- [PROBLEM TO WORK ON]
Retype, word for word, the lines between the ones holding "Generate a Python" and "import plotly.graph_objects as go", inclusive; pictures stay out of the copy.

- [Some records]
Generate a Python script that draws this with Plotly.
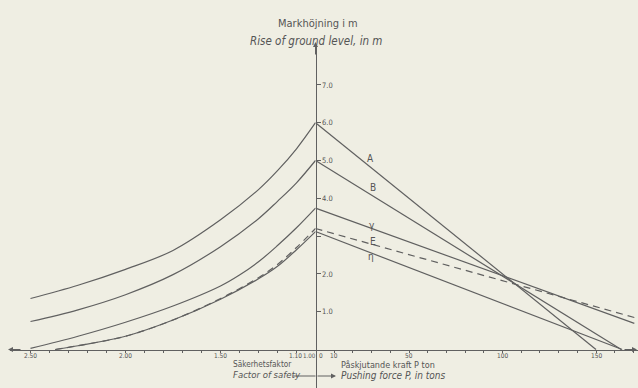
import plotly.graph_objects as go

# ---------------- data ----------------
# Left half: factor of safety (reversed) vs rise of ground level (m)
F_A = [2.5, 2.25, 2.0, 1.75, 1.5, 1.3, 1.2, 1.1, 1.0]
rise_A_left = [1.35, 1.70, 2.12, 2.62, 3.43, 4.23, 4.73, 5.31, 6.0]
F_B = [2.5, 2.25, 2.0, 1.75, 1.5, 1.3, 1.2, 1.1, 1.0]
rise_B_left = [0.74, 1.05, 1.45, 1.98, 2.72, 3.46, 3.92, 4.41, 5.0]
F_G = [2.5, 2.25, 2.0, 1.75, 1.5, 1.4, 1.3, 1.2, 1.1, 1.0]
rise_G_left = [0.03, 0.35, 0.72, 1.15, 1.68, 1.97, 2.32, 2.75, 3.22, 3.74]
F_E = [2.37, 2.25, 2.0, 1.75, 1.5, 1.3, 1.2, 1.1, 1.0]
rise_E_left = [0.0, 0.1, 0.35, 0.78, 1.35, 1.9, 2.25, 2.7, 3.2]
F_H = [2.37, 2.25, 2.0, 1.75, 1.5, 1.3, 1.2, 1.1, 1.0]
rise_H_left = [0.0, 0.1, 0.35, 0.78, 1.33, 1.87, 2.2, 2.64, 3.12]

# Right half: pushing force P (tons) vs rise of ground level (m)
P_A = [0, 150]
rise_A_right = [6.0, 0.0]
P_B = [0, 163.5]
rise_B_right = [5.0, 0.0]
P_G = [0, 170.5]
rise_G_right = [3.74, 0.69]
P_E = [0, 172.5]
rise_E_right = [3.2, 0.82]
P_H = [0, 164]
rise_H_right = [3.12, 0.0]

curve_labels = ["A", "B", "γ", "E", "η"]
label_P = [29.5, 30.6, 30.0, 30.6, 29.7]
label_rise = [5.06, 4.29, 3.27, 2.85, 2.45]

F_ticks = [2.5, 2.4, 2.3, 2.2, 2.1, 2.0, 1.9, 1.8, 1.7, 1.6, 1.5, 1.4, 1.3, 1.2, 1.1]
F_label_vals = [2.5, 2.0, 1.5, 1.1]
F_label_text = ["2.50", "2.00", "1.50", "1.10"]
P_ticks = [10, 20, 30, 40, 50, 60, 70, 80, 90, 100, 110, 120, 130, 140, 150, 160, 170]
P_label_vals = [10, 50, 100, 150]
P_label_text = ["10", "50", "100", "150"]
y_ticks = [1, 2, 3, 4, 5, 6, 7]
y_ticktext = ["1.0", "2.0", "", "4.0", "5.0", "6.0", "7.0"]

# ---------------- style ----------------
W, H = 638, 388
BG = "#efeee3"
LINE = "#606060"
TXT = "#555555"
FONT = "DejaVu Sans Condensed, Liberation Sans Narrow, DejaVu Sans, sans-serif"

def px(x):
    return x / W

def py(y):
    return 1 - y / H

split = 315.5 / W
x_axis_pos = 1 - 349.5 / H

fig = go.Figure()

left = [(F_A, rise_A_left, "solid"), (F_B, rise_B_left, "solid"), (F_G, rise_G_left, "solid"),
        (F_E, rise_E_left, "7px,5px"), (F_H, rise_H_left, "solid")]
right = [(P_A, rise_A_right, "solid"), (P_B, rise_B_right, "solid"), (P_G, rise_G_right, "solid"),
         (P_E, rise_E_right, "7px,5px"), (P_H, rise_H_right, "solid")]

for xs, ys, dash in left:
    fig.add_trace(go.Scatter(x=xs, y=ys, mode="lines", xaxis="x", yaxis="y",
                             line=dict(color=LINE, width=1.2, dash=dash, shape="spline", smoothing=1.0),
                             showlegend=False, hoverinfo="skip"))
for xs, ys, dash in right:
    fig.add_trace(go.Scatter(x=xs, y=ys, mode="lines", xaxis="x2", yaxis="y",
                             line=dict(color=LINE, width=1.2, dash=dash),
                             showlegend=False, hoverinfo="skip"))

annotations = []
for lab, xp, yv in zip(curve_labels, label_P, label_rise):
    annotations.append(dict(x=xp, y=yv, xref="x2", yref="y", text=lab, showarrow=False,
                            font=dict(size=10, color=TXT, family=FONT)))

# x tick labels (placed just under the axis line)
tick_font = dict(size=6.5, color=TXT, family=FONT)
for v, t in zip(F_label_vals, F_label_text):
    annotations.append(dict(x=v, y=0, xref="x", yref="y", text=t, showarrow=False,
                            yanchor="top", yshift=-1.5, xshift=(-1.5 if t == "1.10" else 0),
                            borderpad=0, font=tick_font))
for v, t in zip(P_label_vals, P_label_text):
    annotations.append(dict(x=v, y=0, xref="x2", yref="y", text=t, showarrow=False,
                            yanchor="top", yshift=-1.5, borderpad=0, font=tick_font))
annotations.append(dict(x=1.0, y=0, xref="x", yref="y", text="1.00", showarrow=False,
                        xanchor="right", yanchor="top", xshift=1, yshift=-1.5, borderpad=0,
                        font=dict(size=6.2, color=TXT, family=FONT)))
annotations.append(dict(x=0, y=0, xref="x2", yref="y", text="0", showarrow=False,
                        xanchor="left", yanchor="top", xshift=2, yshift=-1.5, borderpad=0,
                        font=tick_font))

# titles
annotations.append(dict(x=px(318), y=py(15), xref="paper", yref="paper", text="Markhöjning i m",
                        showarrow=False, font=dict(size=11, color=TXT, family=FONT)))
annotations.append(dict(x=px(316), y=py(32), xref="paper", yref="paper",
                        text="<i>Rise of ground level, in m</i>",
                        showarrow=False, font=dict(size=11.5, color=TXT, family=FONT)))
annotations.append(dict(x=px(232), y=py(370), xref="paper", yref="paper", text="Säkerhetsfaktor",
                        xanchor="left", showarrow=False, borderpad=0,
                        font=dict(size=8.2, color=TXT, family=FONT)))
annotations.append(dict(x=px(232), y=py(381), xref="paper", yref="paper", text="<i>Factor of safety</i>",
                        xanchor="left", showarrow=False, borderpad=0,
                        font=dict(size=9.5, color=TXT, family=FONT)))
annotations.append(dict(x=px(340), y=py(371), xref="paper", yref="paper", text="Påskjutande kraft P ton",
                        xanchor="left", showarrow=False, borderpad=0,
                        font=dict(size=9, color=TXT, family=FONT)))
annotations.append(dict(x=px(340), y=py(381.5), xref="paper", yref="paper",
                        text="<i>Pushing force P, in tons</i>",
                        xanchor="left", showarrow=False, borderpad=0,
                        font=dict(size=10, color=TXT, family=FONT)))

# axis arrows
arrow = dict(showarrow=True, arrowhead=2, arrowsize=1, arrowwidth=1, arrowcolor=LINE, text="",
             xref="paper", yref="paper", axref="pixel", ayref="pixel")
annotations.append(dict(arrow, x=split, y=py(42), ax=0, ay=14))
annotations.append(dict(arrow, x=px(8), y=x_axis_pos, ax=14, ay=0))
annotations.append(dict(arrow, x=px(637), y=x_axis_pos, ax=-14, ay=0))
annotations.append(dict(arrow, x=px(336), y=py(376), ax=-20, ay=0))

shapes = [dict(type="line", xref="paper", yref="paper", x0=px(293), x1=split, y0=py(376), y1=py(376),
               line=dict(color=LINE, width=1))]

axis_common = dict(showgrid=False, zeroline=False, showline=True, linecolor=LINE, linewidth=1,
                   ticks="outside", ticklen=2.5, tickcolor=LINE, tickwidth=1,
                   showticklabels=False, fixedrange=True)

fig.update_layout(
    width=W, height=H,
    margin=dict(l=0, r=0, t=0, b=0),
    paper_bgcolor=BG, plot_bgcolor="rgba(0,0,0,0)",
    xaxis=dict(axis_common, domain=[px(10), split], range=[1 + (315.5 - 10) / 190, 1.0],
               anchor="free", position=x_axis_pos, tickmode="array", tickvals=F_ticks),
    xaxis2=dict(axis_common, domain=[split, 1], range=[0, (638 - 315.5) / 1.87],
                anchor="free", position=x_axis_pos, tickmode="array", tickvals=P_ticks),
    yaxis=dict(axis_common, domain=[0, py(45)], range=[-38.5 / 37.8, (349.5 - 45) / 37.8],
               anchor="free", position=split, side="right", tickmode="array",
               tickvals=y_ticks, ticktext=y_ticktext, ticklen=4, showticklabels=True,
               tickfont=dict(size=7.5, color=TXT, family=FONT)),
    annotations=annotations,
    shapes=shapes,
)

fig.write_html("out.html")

...

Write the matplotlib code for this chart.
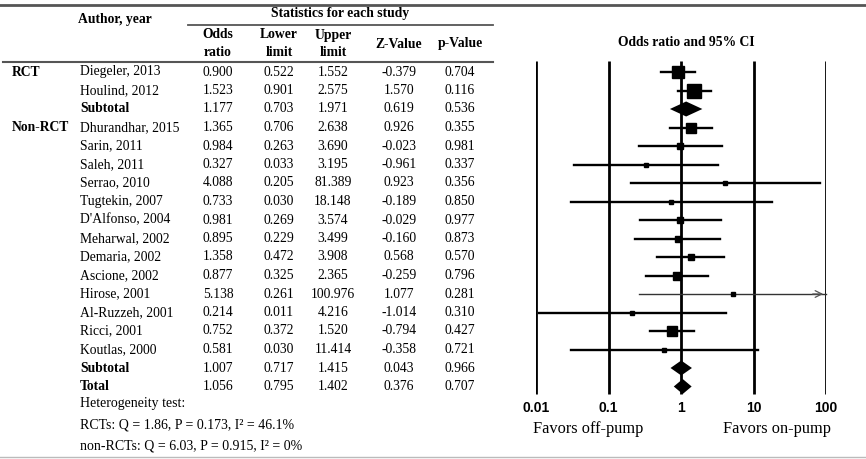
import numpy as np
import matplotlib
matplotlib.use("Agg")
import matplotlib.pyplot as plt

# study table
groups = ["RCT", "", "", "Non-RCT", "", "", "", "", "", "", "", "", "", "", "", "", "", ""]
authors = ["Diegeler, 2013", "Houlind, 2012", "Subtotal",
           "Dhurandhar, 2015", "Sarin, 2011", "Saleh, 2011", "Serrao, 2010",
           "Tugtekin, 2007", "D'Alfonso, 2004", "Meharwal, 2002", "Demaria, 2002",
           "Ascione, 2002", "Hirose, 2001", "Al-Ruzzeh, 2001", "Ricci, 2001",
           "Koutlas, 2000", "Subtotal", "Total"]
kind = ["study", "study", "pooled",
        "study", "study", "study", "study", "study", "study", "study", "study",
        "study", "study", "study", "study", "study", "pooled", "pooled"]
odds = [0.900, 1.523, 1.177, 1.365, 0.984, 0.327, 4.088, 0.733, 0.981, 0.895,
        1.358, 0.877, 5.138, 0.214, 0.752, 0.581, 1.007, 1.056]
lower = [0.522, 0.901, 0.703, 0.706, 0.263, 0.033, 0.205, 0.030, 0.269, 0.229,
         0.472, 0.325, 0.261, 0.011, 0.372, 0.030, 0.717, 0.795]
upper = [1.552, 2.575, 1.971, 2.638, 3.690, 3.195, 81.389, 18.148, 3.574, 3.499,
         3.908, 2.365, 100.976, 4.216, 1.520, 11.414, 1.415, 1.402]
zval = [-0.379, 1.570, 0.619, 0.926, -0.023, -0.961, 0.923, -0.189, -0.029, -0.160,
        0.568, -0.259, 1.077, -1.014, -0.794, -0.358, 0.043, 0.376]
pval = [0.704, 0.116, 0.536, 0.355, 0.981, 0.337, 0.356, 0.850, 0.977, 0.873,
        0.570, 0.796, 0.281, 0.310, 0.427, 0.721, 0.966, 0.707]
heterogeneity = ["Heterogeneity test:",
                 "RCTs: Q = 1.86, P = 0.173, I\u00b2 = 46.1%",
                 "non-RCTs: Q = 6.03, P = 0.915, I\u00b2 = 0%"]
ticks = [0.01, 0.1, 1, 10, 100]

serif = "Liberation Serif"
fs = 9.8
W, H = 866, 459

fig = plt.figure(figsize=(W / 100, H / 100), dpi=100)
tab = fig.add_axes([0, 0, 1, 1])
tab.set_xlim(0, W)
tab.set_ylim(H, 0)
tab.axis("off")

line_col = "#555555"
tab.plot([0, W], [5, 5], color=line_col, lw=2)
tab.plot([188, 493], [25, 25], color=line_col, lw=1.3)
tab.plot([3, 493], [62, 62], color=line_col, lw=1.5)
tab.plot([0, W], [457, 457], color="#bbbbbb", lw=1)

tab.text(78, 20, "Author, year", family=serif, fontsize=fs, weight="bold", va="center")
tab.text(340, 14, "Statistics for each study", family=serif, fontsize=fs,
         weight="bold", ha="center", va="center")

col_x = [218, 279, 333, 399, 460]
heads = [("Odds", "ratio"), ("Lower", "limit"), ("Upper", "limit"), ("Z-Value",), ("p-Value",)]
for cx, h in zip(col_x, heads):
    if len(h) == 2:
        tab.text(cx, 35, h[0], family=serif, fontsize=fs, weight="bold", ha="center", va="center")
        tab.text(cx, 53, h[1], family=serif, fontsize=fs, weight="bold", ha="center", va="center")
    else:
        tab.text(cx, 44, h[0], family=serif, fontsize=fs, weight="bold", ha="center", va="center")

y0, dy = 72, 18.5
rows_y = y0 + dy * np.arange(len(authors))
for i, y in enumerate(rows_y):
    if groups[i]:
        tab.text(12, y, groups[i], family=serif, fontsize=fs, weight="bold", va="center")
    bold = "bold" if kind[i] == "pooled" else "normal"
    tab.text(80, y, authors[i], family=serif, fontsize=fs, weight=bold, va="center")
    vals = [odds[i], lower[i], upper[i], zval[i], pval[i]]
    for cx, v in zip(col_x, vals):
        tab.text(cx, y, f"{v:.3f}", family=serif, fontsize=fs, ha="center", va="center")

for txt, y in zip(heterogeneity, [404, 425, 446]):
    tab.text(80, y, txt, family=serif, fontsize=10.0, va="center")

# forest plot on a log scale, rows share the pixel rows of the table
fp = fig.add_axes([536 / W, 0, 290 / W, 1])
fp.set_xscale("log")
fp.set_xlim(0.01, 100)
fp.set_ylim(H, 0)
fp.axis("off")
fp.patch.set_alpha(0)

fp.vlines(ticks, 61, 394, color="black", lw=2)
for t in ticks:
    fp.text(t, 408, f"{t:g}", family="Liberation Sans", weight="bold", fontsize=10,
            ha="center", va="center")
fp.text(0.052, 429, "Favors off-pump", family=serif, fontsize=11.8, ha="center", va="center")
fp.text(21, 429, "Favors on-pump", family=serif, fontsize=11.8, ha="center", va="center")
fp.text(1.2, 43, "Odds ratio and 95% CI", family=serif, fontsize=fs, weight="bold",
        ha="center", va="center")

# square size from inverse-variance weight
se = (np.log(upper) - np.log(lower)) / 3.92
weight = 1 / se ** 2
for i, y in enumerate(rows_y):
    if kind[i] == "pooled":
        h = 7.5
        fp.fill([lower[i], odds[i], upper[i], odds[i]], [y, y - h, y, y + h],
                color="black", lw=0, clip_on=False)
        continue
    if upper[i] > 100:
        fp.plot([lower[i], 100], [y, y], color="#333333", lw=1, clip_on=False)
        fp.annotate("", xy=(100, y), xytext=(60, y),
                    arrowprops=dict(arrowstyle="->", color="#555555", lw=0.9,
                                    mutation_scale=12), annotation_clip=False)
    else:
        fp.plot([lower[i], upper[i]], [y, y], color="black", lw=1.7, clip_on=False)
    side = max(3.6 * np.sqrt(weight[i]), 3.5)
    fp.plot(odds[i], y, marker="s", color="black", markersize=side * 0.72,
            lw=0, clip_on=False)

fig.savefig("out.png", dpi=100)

- [RESPONSE TO THE TASK]
Generate a Python script that draws this with Plotly.
import plotly.graph_objects as go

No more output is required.